OK, forget the cocktails. But I recently read that Sam Lipsyte's journey from sad nobody to literary discovery to "comic genius" included an invitation to join the prestigious Lish writing seminar. I have no information on any "girlie action," "play," or "bi-curious and known drunk" Lipsyte received as a direct result of such membership, but it does seem as if once again--as with Carver, Hannah, Richard Ford, and others--we can thank El Gordo for anything we know about Lipsyte's fiction (input The Ask at a virtual front near you).

So in closing, an open invitation to Lipsyte: dish us the real deal on Lish--all the dirt or other brown dust worth mentioning. Or at least tell us what we should know about this guy...

...thanks, Sam.

And blessed Barry, yes, rest in peace and leave a light on for the rest of us.
For more on Lish's history of helping literature, http://en.wikipedia.org/wiki/Gordon_Lish is a place to start.

Thursday, July 2, 2009

Independence Day

Independence Day by Richard Ford is the novel to begin reading now. It is far superior to The Sportswriter although this one is also quite good. You don't have to be a fan of books with funny sales scenes (in this case, real estate) or a fan of baseball hopeful of renewal via vicarious pilgrimmage to Cooperstown, New York. You don't even have to yearn for a great novel of South Jersey although I'm sure that thought is inspiring!
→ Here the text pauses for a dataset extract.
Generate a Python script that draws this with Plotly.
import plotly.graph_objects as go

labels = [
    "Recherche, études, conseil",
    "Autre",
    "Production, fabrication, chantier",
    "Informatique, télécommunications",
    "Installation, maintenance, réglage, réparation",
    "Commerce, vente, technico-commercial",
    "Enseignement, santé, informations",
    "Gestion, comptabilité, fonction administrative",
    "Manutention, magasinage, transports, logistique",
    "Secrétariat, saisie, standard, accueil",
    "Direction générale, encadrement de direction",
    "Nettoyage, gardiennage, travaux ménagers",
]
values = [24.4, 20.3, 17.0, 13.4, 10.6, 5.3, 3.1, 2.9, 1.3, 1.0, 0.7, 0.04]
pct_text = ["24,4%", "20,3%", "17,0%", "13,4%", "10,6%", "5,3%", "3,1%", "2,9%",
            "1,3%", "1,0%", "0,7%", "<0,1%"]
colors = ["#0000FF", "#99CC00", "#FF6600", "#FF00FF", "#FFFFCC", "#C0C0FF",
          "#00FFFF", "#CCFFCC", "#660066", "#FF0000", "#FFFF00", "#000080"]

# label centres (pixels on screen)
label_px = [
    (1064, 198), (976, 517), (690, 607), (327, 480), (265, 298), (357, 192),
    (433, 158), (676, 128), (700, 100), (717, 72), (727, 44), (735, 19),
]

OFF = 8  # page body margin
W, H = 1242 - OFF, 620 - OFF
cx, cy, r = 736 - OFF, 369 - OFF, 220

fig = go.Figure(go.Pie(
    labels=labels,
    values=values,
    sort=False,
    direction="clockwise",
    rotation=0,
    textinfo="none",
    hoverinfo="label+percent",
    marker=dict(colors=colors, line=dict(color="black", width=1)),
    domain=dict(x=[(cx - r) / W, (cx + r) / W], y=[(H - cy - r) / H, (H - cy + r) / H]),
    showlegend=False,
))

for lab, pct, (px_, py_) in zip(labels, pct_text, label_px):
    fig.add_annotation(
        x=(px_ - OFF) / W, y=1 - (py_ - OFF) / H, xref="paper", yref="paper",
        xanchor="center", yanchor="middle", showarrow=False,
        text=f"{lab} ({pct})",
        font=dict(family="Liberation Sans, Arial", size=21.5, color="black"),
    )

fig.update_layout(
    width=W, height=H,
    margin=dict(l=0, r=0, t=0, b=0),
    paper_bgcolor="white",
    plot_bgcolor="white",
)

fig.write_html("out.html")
Last night, I glanced at a copy I own of The Lay of the Land, the third in his Frank Bascombe trilogy, but it didn't grab me. I'm finished Pop Apocalypse by Lee Konstantinou (and I do approve of his messages) and searching for another book to begin. So I'm between books and reading beginnings: Philip Roth's Everyman, Albert Camus's The Fall ( a reread after 20 years or so), and William Vollmann's Riding Toward Everywhere.
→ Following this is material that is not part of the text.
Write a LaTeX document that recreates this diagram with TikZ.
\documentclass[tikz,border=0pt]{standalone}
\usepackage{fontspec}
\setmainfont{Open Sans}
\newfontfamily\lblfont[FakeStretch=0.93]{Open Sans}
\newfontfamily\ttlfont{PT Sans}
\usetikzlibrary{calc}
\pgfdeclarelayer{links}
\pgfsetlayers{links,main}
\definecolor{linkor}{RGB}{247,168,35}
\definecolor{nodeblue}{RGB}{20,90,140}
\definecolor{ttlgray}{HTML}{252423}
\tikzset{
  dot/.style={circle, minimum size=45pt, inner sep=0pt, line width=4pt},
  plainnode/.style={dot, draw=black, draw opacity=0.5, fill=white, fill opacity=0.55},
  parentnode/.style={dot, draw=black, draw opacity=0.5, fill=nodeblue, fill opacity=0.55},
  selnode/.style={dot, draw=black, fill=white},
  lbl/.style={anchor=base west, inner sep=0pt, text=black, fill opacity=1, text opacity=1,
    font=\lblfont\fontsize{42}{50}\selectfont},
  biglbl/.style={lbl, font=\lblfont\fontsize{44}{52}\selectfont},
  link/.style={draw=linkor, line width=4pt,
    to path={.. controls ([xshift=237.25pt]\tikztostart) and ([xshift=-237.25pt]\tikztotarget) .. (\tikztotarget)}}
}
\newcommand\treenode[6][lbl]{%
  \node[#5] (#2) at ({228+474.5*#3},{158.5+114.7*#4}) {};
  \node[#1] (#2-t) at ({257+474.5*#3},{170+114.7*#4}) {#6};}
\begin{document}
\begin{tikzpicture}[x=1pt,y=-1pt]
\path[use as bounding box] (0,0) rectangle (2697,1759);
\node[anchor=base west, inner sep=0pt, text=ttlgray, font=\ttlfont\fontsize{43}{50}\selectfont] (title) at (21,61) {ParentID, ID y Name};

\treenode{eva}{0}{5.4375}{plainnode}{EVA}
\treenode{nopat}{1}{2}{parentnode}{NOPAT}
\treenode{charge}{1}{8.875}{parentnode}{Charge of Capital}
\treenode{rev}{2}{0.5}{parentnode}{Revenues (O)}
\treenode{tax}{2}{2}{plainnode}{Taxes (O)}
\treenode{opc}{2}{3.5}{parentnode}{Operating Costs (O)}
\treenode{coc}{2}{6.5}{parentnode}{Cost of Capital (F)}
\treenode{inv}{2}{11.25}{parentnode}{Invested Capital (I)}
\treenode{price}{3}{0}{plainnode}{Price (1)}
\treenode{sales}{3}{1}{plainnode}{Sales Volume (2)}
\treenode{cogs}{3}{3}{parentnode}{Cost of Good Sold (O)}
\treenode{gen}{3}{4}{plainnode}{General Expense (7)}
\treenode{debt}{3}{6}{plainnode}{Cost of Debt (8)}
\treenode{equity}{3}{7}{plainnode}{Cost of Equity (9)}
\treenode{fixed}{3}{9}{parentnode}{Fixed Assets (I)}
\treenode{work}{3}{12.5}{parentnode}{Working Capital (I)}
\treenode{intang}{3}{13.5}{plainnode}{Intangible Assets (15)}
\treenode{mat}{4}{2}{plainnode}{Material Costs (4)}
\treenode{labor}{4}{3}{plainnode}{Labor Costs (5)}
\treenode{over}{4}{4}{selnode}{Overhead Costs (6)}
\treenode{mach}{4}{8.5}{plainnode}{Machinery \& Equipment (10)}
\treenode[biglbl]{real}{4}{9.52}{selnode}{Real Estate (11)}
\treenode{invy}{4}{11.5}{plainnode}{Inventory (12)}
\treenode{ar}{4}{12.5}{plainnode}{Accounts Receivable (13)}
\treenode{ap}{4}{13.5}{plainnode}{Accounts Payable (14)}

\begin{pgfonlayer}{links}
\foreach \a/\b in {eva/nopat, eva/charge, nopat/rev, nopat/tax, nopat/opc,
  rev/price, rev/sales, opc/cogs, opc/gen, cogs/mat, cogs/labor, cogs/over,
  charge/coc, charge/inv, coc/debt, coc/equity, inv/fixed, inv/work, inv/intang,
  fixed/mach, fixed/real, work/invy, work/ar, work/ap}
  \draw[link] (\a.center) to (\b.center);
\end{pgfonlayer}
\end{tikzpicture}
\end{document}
It looks like the Vollmann is taking the lead because he is writing about hobos and hitching and hauling ass across the West on freight trains. I'm early in the book, and I've learned Vollman has had a series of small strokes in his past, something not at all shocking when one considers his prolific output. I notice he is published by Ecco Press, and if I'm not mistaken I just read a nice, short article on David Halpern, who founded Ecco in the early seventies; the article is in the back of the most recent Poets and Writers. Halpern has had a life worth vicariously living too!

Back to Vollmann, I've always been interested in his writing career and amazing output although I have not read many of his novels. Ice Shirt is the only one I can remember reading cover to cover although I always check them out at the bookstore when I stumble upon another fat, Vollmann book. I've also always been intrigued by Deep Springs College in Deep Springs, California, and I know Vollmann studied there. A little like St. John's but much smaller, the school sounds like one of those very special places.

Anyway, so far, I appreciate Vollmann's honesty and humility in this book. He is 47 and he needs a bucket for a boost to catch a train; to understand their place on the rails, his friend has coined the term "fauxbeaux." Vollmann sounds fragile and humane. He has punched out 1000s of pages of prose and yet we don't here him brag or boast like various politicians or other celebrities. None of those smiling phonies would have the courage or capacity to live like Vollmann, and yet his voice too is but one among billions.

Does anyone hear a freight train in the distance???